Report all lines holding "this".

(Records)
_ _ _ _ _ _ _

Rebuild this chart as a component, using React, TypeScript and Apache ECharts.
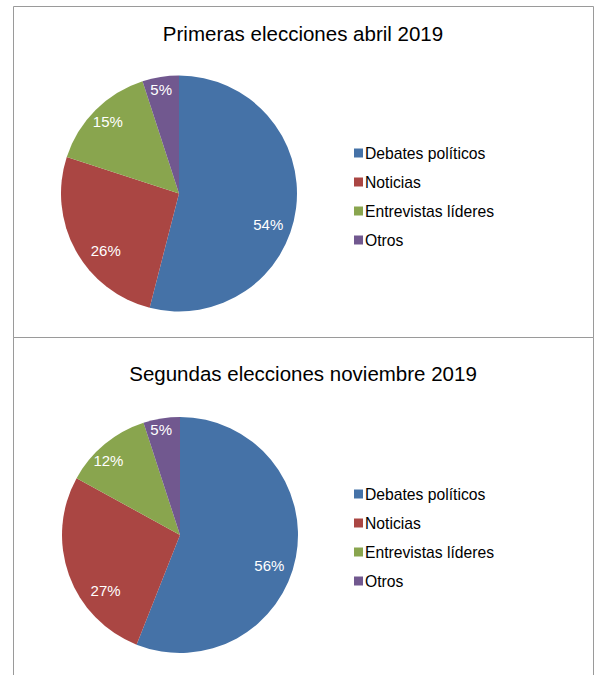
import React, { useEffect, useRef } from "react";
import * as echarts from "echarts";

const categories = ["Debates políticos", "Noticias", "Entrevistas líderes", "Otros"];
const colors = ["#4572A7", "#AA4643", "#89A54E", "#71588F"];
const titles = ["Primeras elecciones abril 2019", "Segundas elecciones noviembre 2019"];
const valuesApril = [54, 26, 15, 5];
const valuesNovember = [56, 27, 12, 5];

const FONT = "Liberation Sans, Arial, sans-serif";

// small label nudges (Excel "best fit" placement), per chart and slice
const LABEL_NUDGE = [
  [[-5, 19], [10, 11], [-4, -5], [-3, -10]],
  [[-4, 13], [15, 23], [-11, -1], [-4, -12]],
];

export default function App() {
  const ref = useRef<HTMLDivElement>(null);
  useEffect(() => {
    if (!ref.current) return;
    const chart = echarts.init(ref.current, null, { renderer: "svg" });
    const sets = [valuesApril, valuesNovember];
    const centers = [
      [179, 193.5],
      [180, 535],
    ];
    const titleTops = [23, 363];
    const legendTops = [145, 486];
    const series: any[] = [];
    sets.forEach((vals, i) => {
      const data = categories.map((c, k) => ({ name: c, value: vals[k], itemStyle: { color: colors[k] } }));
      series.push({
        type: "pie",
        center: centers[i],
        radius: [0, 118],
        startAngle: 90,
        clockwise: true,
        data,
        label: { show: false },
        labelLine: { show: false },
        itemStyle: { borderWidth: 0 },
        emphasis: { disabled: true },
        silent: true,
      });
      series.push({
        type: "pie",
        center: centers[i],
        radius: [88, 96],
        startAngle: 90,
        clockwise: true,
        data: categories.map((c, k) => ({
          name: c,
          value: vals[k],
          label: { offset: LABEL_NUDGE[i][k] },
        })),
        itemStyle: { color: "rgba(0,0,0,0)", borderWidth: 0 },
        label: {
          show: true,
          position: "inside",
          formatter: "{c}%",
          color: "#ffffff",
          fontSize: 15,
          fontFamily: FONT,
        },
        labelLine: { show: false },
        emphasis: { disabled: true },
        silent: true,
        legendHoverLink: false,
      });
    });
    chart.setOption({
      animation: false,
      color: colors,
      title: titles.map((t, i) => ({
        text: t,
        left: 303,
        textAlign: "center",
        top: titleTops[i],
        padding: 0,
        textStyle: { fontSize: 20.5, fontWeight: "normal", color: "#000", fontFamily: FONT },
      })),
      legend: legendTops.map((top, i) => ({
        data: categories,
        orient: "vertical",
        left: 354,
        top,
        padding: 0,
        itemWidth: 9,
        itemHeight: 9,
        itemGap: 13,
        icon: "rect",
        selectedMode: false,
        textStyle: { fontSize: 15.7, color: "#000", fontFamily: FONT, padding: [0, 0, 0, -3] },
      })),
      graphic: [
        {
          type: "rect",
          shape: { x: 13.5, y: 6.5, width: 580, height: 331 },
          style: { fill: "none", stroke: "#9a9a9a", lineWidth: 1 },
          silent: true,
        },
        {
          type: "polyline",
          shape: { points: [[13.5, 700], [13.5, 337.5], [593.5, 337.5], [593.5, 700]] },
          style: { fill: "none", stroke: "#9a9a9a", lineWidth: 1 },
          silent: true,
        },
      ],
      series,
    });
    return () => chart.dispose();
  }, []);
  return (
    <div style={{ position: "absolute", left: 0, top: 0, width: 594, height: 675, background: "#fff" }}>
      <div ref={ref} style={{ width: 594, height: 675 }} />
    </div>
  );
}
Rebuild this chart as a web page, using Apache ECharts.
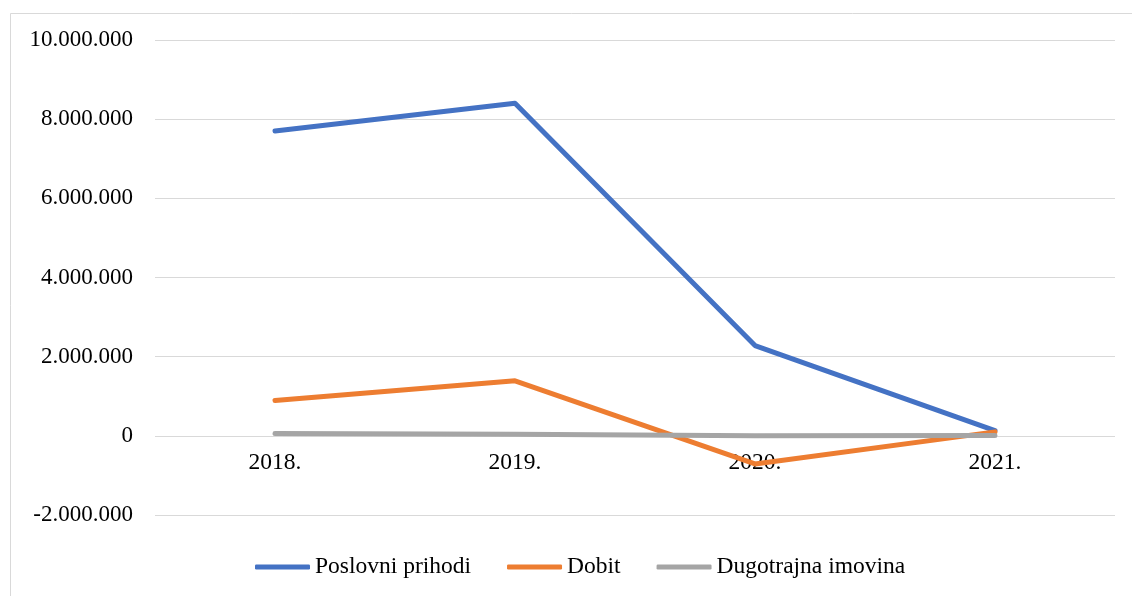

_ _ _ _ _ _ _

(Final result)
Rebuild this chart as a component, using React, TypeScript and Apache ECharts.
Rebuild this chart as a web page, using Apache ECharts.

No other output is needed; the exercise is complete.